COACH NICK SABAN: The thing that I would say, I think we're sort of barking up the wrong tree on, is not the athletic dorms, the control, this and that. But we make a tremendous investment in our players personally. I mean, we have the Pacific Institute that comes in and teaches our players of mental conditioning of how to be successful. They teach 12 classes in the summer, which our players get no credit for. But very interesting stuff. We have a peer intervention program that we use sports psychologists, psychiatrists, teach leadership, behavioral issues, drug, alcohol, agents, gambling, how to treat the opposite sex, macho man stuff, all the stuff that you read about that players have issue with. And we have a spiritual development program that's a moral development type program that all goes with this stuff.
But because we have more people, and we hire more people at Alabama to do these things, to invest in our players, we're always worried about how many guys are on the field coaching. We got the same number of guys coaching that everybody else does. All the other people that we have are there to support players in other areas. We check every class at Alabama when a guy goes to class. That takes a lot of people.

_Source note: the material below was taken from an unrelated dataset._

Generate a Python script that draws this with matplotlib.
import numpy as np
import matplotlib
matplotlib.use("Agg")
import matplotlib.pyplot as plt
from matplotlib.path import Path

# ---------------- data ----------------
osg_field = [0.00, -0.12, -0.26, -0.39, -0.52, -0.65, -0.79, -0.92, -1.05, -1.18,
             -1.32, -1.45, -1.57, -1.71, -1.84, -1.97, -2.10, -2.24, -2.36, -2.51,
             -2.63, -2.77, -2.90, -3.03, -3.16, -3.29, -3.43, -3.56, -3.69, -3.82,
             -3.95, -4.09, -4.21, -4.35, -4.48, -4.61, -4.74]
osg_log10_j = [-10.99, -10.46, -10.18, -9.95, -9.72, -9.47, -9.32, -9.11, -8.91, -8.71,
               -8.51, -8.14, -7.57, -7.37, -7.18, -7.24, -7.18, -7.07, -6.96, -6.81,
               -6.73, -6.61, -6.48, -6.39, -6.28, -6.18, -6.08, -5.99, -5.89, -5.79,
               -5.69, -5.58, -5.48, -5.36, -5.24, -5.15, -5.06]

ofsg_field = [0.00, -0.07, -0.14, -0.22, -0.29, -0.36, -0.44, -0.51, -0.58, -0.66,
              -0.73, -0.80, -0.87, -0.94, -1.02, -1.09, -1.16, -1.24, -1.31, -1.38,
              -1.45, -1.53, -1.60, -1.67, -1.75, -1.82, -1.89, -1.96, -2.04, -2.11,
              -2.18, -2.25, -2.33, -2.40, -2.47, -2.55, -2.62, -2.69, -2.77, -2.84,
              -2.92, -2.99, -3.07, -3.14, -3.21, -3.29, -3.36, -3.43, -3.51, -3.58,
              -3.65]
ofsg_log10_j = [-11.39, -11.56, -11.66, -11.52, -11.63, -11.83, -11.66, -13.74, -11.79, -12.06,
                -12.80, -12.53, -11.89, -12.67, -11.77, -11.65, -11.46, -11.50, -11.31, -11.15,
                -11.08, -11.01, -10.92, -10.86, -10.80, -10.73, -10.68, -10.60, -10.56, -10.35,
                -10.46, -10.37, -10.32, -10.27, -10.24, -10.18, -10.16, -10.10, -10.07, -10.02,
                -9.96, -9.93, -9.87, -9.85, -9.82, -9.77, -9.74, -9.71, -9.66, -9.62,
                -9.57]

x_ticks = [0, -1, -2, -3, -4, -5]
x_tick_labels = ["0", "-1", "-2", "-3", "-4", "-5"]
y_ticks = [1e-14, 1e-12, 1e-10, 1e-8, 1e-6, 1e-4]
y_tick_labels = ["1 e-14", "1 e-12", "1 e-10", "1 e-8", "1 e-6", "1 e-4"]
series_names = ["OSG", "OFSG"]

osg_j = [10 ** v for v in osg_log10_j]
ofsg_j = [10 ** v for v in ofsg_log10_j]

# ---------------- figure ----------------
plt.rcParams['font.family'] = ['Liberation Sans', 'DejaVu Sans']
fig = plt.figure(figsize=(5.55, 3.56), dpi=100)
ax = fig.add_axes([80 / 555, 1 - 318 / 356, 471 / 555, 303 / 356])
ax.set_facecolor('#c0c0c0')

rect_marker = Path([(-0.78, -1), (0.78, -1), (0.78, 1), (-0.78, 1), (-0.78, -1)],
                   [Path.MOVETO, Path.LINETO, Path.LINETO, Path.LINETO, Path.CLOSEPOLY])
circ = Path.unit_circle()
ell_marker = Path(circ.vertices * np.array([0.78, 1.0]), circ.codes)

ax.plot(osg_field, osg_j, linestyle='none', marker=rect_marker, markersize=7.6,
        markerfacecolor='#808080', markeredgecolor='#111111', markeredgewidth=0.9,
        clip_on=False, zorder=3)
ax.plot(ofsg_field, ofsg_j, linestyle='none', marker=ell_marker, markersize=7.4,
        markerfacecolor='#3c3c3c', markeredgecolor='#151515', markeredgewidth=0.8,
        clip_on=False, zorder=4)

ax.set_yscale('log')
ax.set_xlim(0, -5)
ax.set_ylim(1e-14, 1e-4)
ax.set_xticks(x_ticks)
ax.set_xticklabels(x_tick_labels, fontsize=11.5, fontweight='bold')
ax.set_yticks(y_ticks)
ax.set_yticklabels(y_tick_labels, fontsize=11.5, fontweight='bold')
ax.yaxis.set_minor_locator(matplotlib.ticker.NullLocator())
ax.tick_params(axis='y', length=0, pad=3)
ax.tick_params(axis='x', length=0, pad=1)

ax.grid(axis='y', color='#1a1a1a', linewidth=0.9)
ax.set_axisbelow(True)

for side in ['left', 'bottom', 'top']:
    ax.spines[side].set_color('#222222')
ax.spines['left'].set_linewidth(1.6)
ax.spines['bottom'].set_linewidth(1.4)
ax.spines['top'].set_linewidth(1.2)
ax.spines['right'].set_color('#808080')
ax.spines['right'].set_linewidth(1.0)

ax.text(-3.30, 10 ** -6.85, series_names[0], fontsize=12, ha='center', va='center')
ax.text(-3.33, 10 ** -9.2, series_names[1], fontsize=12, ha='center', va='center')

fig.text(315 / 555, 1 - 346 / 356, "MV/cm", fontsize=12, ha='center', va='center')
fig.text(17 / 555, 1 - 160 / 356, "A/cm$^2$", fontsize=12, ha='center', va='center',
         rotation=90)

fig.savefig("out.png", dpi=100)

They're complaining about how many people we have.
Well, you know, we have 40 people who do nothing but check class. But when one of our guys misses class, somebody is knock on his door at 5 after 8. Because of the guidelines we set up, just like the speed limit signs, we don't want to get tickets, I'm going to go ahead and go to class because somebody is going to be here and wake me up anyway.
I would say let us invest in the players in the areas we can help players develop as people and as students. It's how we pay 'em back for what they do on the athletic field for all of us relative to what we've been able to create in terms of an athletic business that is pretty successful, I think, in many leagues and in many programs across the country.

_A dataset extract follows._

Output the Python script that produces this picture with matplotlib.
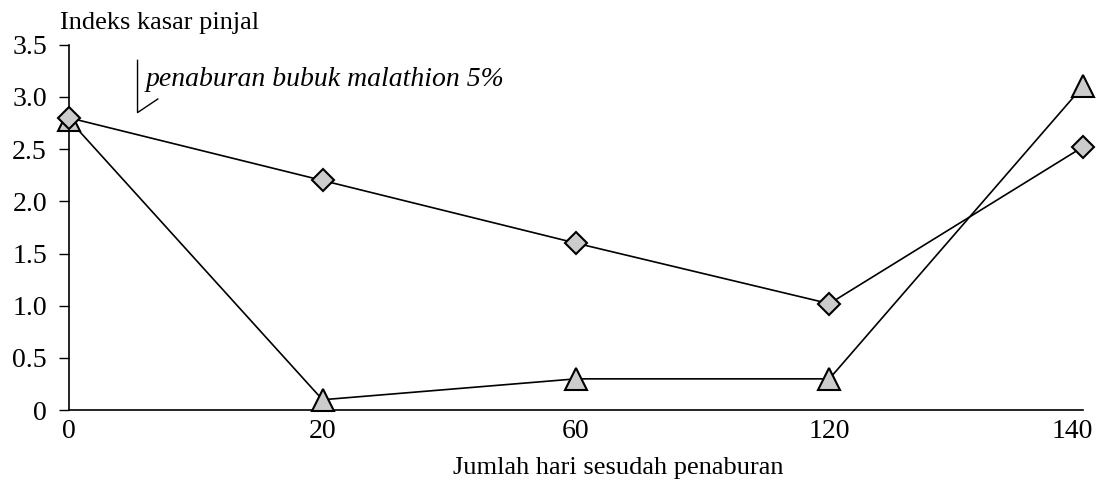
import numpy as np
import matplotlib.pyplot as plt
from matplotlib.transforms import ScaledTranslation

plt.rcParams['font.family'] = 'Liberation Serif'

# Data
hari = ['0', '20', '60', '120', '140']
seri_belah_ketupat = [2.8, 2.2, 1.6, 1.02, 2.52]
seri_segitiga = [2.78, 0.1, 0.3, 0.3, 3.1]

x = np.arange(len(hari))

fig = plt.figure(figsize=(10.97, 4.86), dpi=100)
ax = fig.add_axes([0.063, 0.156, 0.924, 0.752])

ax.plot(x, seri_segitiga, color='black', lw=1.2, marker='^', markersize=16,
        markerfacecolor='#cccccc', markeredgecolor='black', markeredgewidth=1.5,
        clip_on=False, zorder=3)
ax.plot(x, seri_belah_ketupat, color='black', lw=1.2, marker='D', markersize=11,
        markerfacecolor='#cccccc', markeredgecolor='black', markeredgewidth=1.5,
        clip_on=False, zorder=4)

ax.set_xlim(0, 4)
ax.set_ylim(0, 3.5)
ax.set_xticks(x)
ax.set_xticklabels(hari)
ax.set_yticks([0, 0.5, 1.0, 1.5, 2.0, 2.5, 3.0, 3.5])
ax.set_yticklabels(['0', '0.5', '1.0', '1.5', '2.0', '2.5', '3.0', '3.5'])
ax.tick_params(axis='y', direction='out', length=7, width=1, labelsize=20, pad=9)
ax.tick_params(axis='x', length=0, labelsize=20, pad=6)

# label 140 digeser sedikit ke kiri supaya tidak terpotong
lbl = ax.get_xticklabels()[-1]
lbl.set_transform(lbl.get_transform() + ScaledTranslation(-0.1, 0, fig.dpi_scale_trans))

ax.spines['top'].set_visible(False)
ax.spines['right'].set_visible(False)
ax.spines['left'].set_linewidth(1.2)
ax.spines['bottom'].set_linewidth(1.2)

# penanda penaburan
ax.plot([0.27, 0.27, 0.35], [3.35, 2.85, 2.98], color='black', lw=1, clip_on=False)
ax.text(0.30, 3.17, 'penaburan bubuk malathion 5%', fontsize=20, style='italic',
        va='center', ha='left')

fig.text(0.055, 0.952, 'Indeks kasar pinjal', fontsize=19, ha='left', va='center')
fig.text(0.564, 0.037, 'Jumlah hari sesudah penaburan', fontsize=19, ha='center', va='center')

plt.savefig('out.png', dpi=100)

That's what I'm for, okay? I'm not upset about any lack of access. I'm for more investment in the player.

Q. You play Penn State for the first time this year in 20 years. What does the renewal of this rivalry mean for the program and for you to play Coach Paterno again as he winds his career down?
COACH NICK SABAN: Coach Paterno is probably one of the greatest coaches of all time in college football, not in terms of how many games he's won, but how he's contributed to the game in so many positive ways.

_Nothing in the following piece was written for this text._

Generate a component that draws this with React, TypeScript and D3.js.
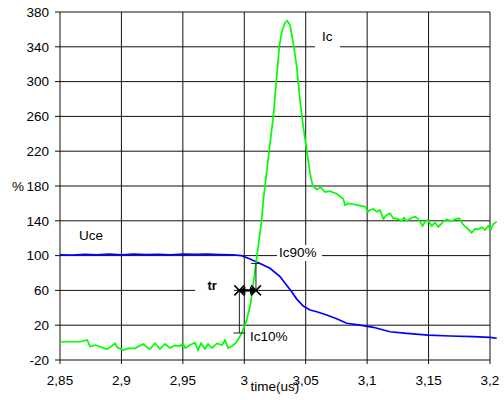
import React from "react";
import * as d3 from "d3";

// ---- data ----
const uceTime = [2.85, 2.86, 2.87, 2.88, 2.89, 2.9, 2.91, 2.92, 2.93, 2.94, 2.95, 2.96, 2.97, 2.98, 2.99, 2.9979, 3.0047, 3.0128, 3.0209, 3.0291, 3.0345, 3.0386, 3.0427, 3.048, 3.0535, 3.059, 3.0671, 3.0752, 3.0834, 3.0942, 3.105, 3.1186, 3.1322, 3.1498, 3.1675, 3.1864, 3.2, 3.2055];
const uceValue = [101, 100.5, 101.5, 100.8, 101.6, 100.9, 101.7, 101.2, 101.5, 101, 101.8, 101.3, 101.6, 101.2, 101, 99.9, 96, 91, 85.4, 76, 66, 58.5, 50, 42, 37.5, 35.5, 31.7, 27.5, 22.2, 20, 17.6, 12.5, 10.7, 8.7, 7.6, 6.8, 6.1, 5];

const icTime = [2.85, 2.8663, 2.8722, 2.8744, 2.8785, 2.8826, 2.888, 2.8907, 2.8948, 2.8966, 2.9015, 2.9056, 2.911, 2.9178, 2.9219, 2.9233, 2.9273, 2.9314, 2.9355, 2.9395, 2.9436, 2.9477, 2.9501, 2.952, 2.9558, 2.9599, 2.9623, 2.9648, 2.968, 2.9705, 2.9737, 2.9778, 2.9819, 2.9843, 2.9868, 2.99, 2.9933, 2.9957, 2.9979, 3.002, 3.0052, 3.0095, 3.0142, 3.0155, 3.0236, 3.0285, 3.0305, 3.0331, 3.035, 3.0372, 3.0399, 3.0427, 3.0453, 3.048, 3.0508, 3.0535, 3.0557, 3.059, 3.0622, 3.0657, 3.0698, 3.0752, 3.0806, 3.082, 3.0847, 3.0887, 3.0942, 3.0983, 3.1007, 3.1023, 3.105, 3.1078, 3.1105, 3.1132, 3.1159, 3.1186, 3.1213, 3.1254, 3.1281, 3.13, 3.1322, 3.1363, 3.139, 3.1417, 3.1452, 3.1471, 3.1493, 3.1526, 3.1552, 3.1579, 3.162, 3.1648, 3.1688, 3.1715, 3.175, 3.1778, 3.1815, 3.1851, 3.1878, 3.1905, 3.1933, 3.1959, 3.1986, 3.2006, 3.2027, 3.2055];
const icValue = [1, 1, 3, -4.7, -2.8, -4.7, -7.4, -5.4, -0.8, -5.4, -8.5, -6.6, -6.6, -1.6, -6.6, -7.4, -0.8, -7.4, -1.6, -6.2, -3.1, -3.9, -0.8, -6.2, -2.8, -0.1, -8.5, -0.8, -7.4, -1.6, -6.2, -1, -2.8, 3, -6.2, -3.9, -0.5, 5.3, 10.7, 26, 45.5, 91, 141, 164, 259.7, 340, 357, 367.7, 370, 365, 344, 317, 279, 248, 221, 195, 180, 176, 178.5, 173, 174, 171, 165, 158, 160, 159, 157.4, 156.2, 150.5, 152.4, 153.6, 150.5, 152.4, 142, 146.7, 148.6, 143, 142, 139.8, 143.6, 139.8, 143.6, 144.7, 142, 134, 139, 141, 134, 138, 133, 139, 141.7, 139.8, 141.7, 142.9, 136.3, 131.4, 126.3, 130.6, 130.2, 132.5, 129.4, 134, 130, 136.3, 139];

const xTicks = [2.85, 2.9, 2.95, 3.0, 3.05, 3.1, 3.15, 3.2];
const yTicks = [-20, 20, 60, 100, 140, 180, 220, 260, 300, 340, 380];

// annotation values (rise time markers)
const trStart = 2.996;
const trEnd = 3.0095;
const ic10 = 11;
const ic90 = 91;
const trLevel = 60;

const FONT = "'Liberation Sans', Arial, sans-serif";

export default function App() {
  const x = d3.scaleLinear().domain([2.85, 3.2]).range([60, 490]);
  const y = d3.scaleLinear().domain([-20, 380]).range([360, 12]);

  const uceData = uceTime.map((t, i) => [t, uceValue[i]] as [number, number]);
  const icData = icTime.map((t, i) => [t, icValue[i]] as [number, number]);
  const line = d3
    .line<[number, number]>()
    .x((d) => x(d[0]))
    .y((d) => y(d[1]));

  const fmt = (v: number) => String(+v.toFixed(2)).replace(".", ",");

  const xs = x(trStart);
  const xe = x(trEnd);
  const yl = y(trLevel);

  const cross = (cx: number, cy: number) => (
    <g stroke="#000" strokeWidth={1.5}>
      <line x1={cx - 5} y1={cy - 5} x2={cx + 5} y2={cy + 5} />
      <line x1={cx - 5} y1={cy + 5} x2={cx + 5} y2={cy - 5} />
    </g>
  );

  return (
    <svg
      width={504}
      height={400}
      style={{ position: "absolute", left: 0, top: 0, background: "#fff" }}
      fontFamily={FONT}
    >
      <rect x={0} y={0} width={504} height={400} fill="#fff" />
      {/* grid */}
      <g stroke="#111" strokeWidth={1}>
        {yTicks.map((v) => (
          <line key={"h" + v} x1={x(2.85)} x2={x(3.2)} y1={y(v)} y2={y(v)} />
        ))}
        {xTicks.map((v) => (
          <line key={"v" + v} x1={x(v)} x2={x(v)} y1={y(380)} y2={y(-20)} />
        ))}
        {/* ticks */}
        {yTicks.map((v) => (
          <line key={"ty" + v} x1={x(2.85) - 5} x2={x(2.85)} y1={y(v)} y2={y(v)} />
        ))}
        {xTicks.map((v) => (
          <line key={"tx" + v} x1={x(v)} x2={x(v)} y1={y(-20)} y2={y(-20) + 4} />
        ))}
      </g>
      {/* tick labels */}
      <g fontSize={13.5} fill="#000">
        {yTicks.map((v) => (
          <text key={"ly" + v} x={49} y={y(v)} dy="0.35em" textAnchor="end">
            {String(v)}
          </text>
        ))}
        <text x={24} y={y(180)} dy="0.35em" textAnchor="end">%</text>
        {xTicks.map((v) => (
          <text key={"lx" + v} x={x(v)} y={385} textAnchor="middle">
            {fmt(v)}
          </text>
        ))}
        <text x={250.5} y={391}>time(us)</text>
      </g>

      {/* label boxes */}
      <rect x={315} y={28} width={25} height={22} fill="#fff" />
      <rect x={277} y={245} width={45} height={16} fill="#fff" />
      <rect x={195} y={279} width={39} height={18} fill="#fff" />

      {/* series */}
      <path d={line(uceData) || ""} fill="none" stroke="#0000ff" strokeWidth={1.7} />
      <path d={line(icData) || ""} fill="none" stroke="#00ff00" strokeWidth={1.7} />

      {/* annotations */}
      <g fontSize={13.5} fill="#000">
        <text x={322} y={41}>Ic</text>
        <text x={79} y={240}>Uce</text>
        <text x={279} y={257}>Ic90%</text>
        <text x={250} y={341}>Ic10%</text>
        <text x={207.5} y={289.5} fontWeight="bold" fontSize={13}>tr</text>
      </g>
      <g stroke="#222" strokeWidth={1}>
        <line x1={xs} x2={xs} y1={yl} y2={y(ic10)} />
        <line x1={xs - 6} x2={xs + 6} y1={y(ic10)} y2={y(ic10)} />
        <line x1={xe} x2={xe} y1={y(ic90)} y2={yl} />
        <line x1={xe - 5} x2={xe + 5} y1={y(ic90)} y2={y(ic90)} />
      </g>
      <g>
        <line x1={xs + 4} x2={xe - 4} y1={yl} y2={yl} stroke="#000" strokeWidth={2.5} />
        <path d={`M${xs},${yl} l6,-4 l0,8 z`} fill="#000" />
        <path d={`M${xe},${yl} l-6,-4 l0,8 z`} fill="#000" />
        {cross(xs, yl)}
        {cross(xe, yl)}
      </g>
    </svg>
  );
}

To give you an example, he was an an academic committee. When I was at Michigan State, we had a player that sort of tried to get a waiver for a sixth year because broke his leg twice. But he really couldn't get into graduate school. He had to get into a continuing ed program. At that time, you had to get into graduate school to be able to do that. Joe was the head of that committee, and he actually got it passed through and all that for us at Michigan State.
What was amazing was, we were playing at Penn State. I forget the exact score of the game, but this guy that he got eligible ran for a touchdown about a minute to go in the game that put us ahead in the game. They went down and kicked a field goal and won the game. He did things for players and made decisions based on what was right, not what was politically correct for him or his school or anything else.
I have a tremendous amount of respect for that because he's done it a hundred times for lots of players and lots of people involved in college football.
So they have a great football team. They won 11 games last year. I think it's a great intersectional rivalry. We've tried to play one good game somewhere each year, Clemson, Virginia Tech, Atlanta, Penn State, home and home the next couple years., we're working on games for '12 and '13. I think it's a great experience for our players. Certainly one of the people as a coach that I have the most respect of anybody in our profession.
THE MODERATOR: Coach, thank you.
COACH NICK SABAN: Thank you very much. We appreciate what you do for college athletics and our football players. Thank you.